Если суммировать предложенную Либерманом реформу, которую в СССР стали активно осуществлять начиная с 1965 года (поэтому ее назвали «косыгинской»
[187]), то она сводилась к резкому сокращению директивных плановых показателей (с тридцати до девяти) и росту экономической самостоятельности предприятий, которые отныне были обязаны самостоятельно определять детальную номенклатуру и ассортимент продукции, за счет собственных средств осуществлять инвестиции в производство, устанавливать долговременные договорные связи с поставщиками и потребителями, определять численность персонала, размеры его материального поощрения. За невыполнение договорных обязательств предприятия подвергались финансовым (а не административным, как ранее) санкциям.
Если раньше для советского предприятия было важно выполнить план по физическому производству определенной продукции, то теперь главным мерилом эффективности работы становились типично капиталистические финансовые показатели — прибыль и рентабельность. Логическим последствием реформы Косыгина — Либермана поэтому должно было быть освобождение цен, которые до той поры устанавливались только государством. Иначе как же можно было бороться за прибыль, если ты сам не определяешь цену реализации собственной продукции?
Таким образом, и именно так и думал Че, доведение до конца реформы Либермана означало бы реставрацию капитализма в СССР.
Если СССР экспериментировал в начале 1960-х годов с рыночными методами, то в КНР это резко критиковали и на всех парах двигались прямо к коммунизму.
В 1958 году Мао провозгласил «большой скачок». Его сторонник Лю Шаоци, который выступал с докладом на 2-й сессии VHI съезда КПК, заявил: «Темпы экономического развития Китая будут не медленными, а, возможно, довольно высокими, Китай добьется расцвета, возможно, в считаные дни»299. Сущность «большого скачка» заключалась в том, что серьезную отсталость в средствах производства китайские коммунисты попытались компенсировать не путем использования финансовых рычагов и конкуренции (как в СССР при Хрущеве), а за счет трудового энтузиазма масс. Это казалось гораздо более «коммунистическим» принципом, чем апеллирование к капиталистическим рыночным рычагам.

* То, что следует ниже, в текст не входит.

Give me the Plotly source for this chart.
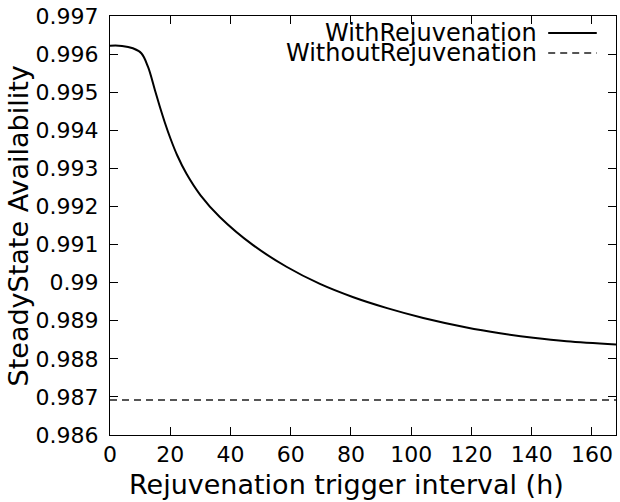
import plotly.graph_objects as go

# Rejuvenation trigger interval (h) and the resulting steady-state availability
interval_h = [0, 4, 7.6, 10.4, 12.6, 14.9, 16.5, 18.2, 20.1, 22.3, 25.4, 30, 36.45,
              47.5, 58.6, 69.7, 80.8, 92, 104, 118.4, 129.5, 140.5, 151.6, 168]
avail_with = [0.996220, 0.996215, 0.996152, 0.996021, 0.995669, 0.995058, 0.994630,
              0.994205, 0.993777, 0.993344, 0.992856, 0.992299, 0.991724,
              0.990984, 0.990417, 0.989966, 0.989617, 0.989331, 0.989073,
              0.988824, 0.988672, 0.988551, 0.988459, 0.988378]

# Availability without rejuvenation is constant over the interval
baseline_x = [0, 168]
avail_without = [0.98692, 0.98692]

x_ticks = [0, 20, 40, 60, 80, 100, 120, 140, 160]
y_ticks = [0.986, 0.987, 0.988, 0.989, 0.990, 0.991, 0.992, 0.993, 0.994, 0.995, 0.996, 0.997]
y_tick_text = ["0.986", "0.987", "0.988", "0.989", "0.99", "0.991", "0.992",
               "0.993", "0.994", "0.995", "0.996", "0.997"]

legend_names = ["WithRejuvenation", "WithoutRejuvenation"]
x_title = "Rejuvenation trigger interval (h)"
y_title = "SteadyState Availability"

FONT = "DejaVu Sans"
TICK_FS = 22
TITLE_FS = 27
KEY_FS = 24

fig = go.Figure()
fig.add_trace(go.Scatter(x=interval_h, y=avail_with, mode="lines",
                         line=dict(color="black", width=2, shape="spline", smoothing=1.0),
                         name=legend_names[0], showlegend=False))
fig.add_trace(go.Scatter(x=baseline_x, y=avail_without, mode="lines",
                         line=dict(color="#1e1e1e", width=1.6, dash="7px,5px"),
                         name=legend_names[1], showlegend=False))

axis_common = dict(showline=True, linecolor="black", linewidth=1, mirror="ticks",
                   ticks="inside", ticklen=8, tickwidth=1, tickcolor="black",
                   showgrid=False, zeroline=False,
                   tickfont=dict(family=FONT, size=TICK_FS, color="black"))

fig.update_xaxes(range=[0, 168], tickvals=x_ticks, **axis_common)
fig.update_yaxes(range=[0.986, 0.997], tickvals=y_ticks, ticktext=y_tick_text,
                 ticklabelstandoff=6, **axis_common)

# Axis titles placed as gnuplot does
fig.add_annotation(xref="paper", yref="paper", x=0.467, y=-0.119, text=x_title,
                   showarrow=False, xanchor="center", yanchor="middle",
                   font=dict(family=FONT, size=TITLE_FS, color="black"))
fig.add_annotation(xref="paper", yref="paper", x=-0.18, y=0.5, text=y_title,
                   showarrow=False, xanchor="center", yanchor="middle", textangle=-90,
                   font=dict(family=FONT, size=TITLE_FS, color="black"))

# Gnuplot-style key: right-aligned text followed by the line sample
key_rows = [(0.9594, "solid", "black", 2), (0.9117, "7px,5px", "#1e1e1e", 1.6)]
for name, (yy, dash, col, w) in zip(legend_names, key_rows):
    fig.add_annotation(xref="paper", yref="paper", x=0.848, y=yy, text=name,
                       showarrow=False, xanchor="right", yanchor="middle",
                       font=dict(family=FONT, size=KEY_FS, color="black"))
    fig.add_shape(type="line", xref="paper", yref="paper", x0=0.866, x1=0.962,
                  y0=yy, y1=yy, line=dict(color=col, width=w, dash=dash))

fig.update_layout(width=620, height=502, margin=dict(l=110, r=4, t=16, b=67),
                  plot_bgcolor="white", paper_bgcolor="white",
                  font=dict(family=FONT, size=TICK_FS, color="black"))

fig.write_html("out.html")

В 1958–1962 годах предусматривалось резкое ускорение темпов экономического развития КНР. Предполагалось увеличить выпуск промышленной продукции в 6,5 раза, сельскохозяйственной в 2,5 раза, причем среднегодовой прирост в промышленности должен был составить 45 процентов, а в сельскохозяйственном производстве — 20 процентов. Выплавку стали предполагалось увеличить в десять раз, с первоначально намечавшихся примерно 10 миллионов тонн до 100 миллионов тонн.
Так как Китай был тогда преимущественно сельскохозяйственной страной, то коммунизм стали вводить прежде всего в деревне. Курс на создание народных коммун был намечен в августе 1958 года на расширенном заседании политбюро ЦК КПК в Бэйдайхэ.
Народная коммуна представляла собой более высокую степень обобществления на селе, чем, например, советский колхоз. В собственность коммуны переходили приусадебные участки и средства производства, оставшиеся в личной собственности крестьян. Мао говорил: «Приусадебные участки ликвидируются. Куры, утки, деревья возле домов пока остаются в собственности крестьян. В дальнейшем и это будет обобществлено… Надо продумать вопрос об отказе от системы денежного жалованья и восстановлении системы бесплатного снабжения».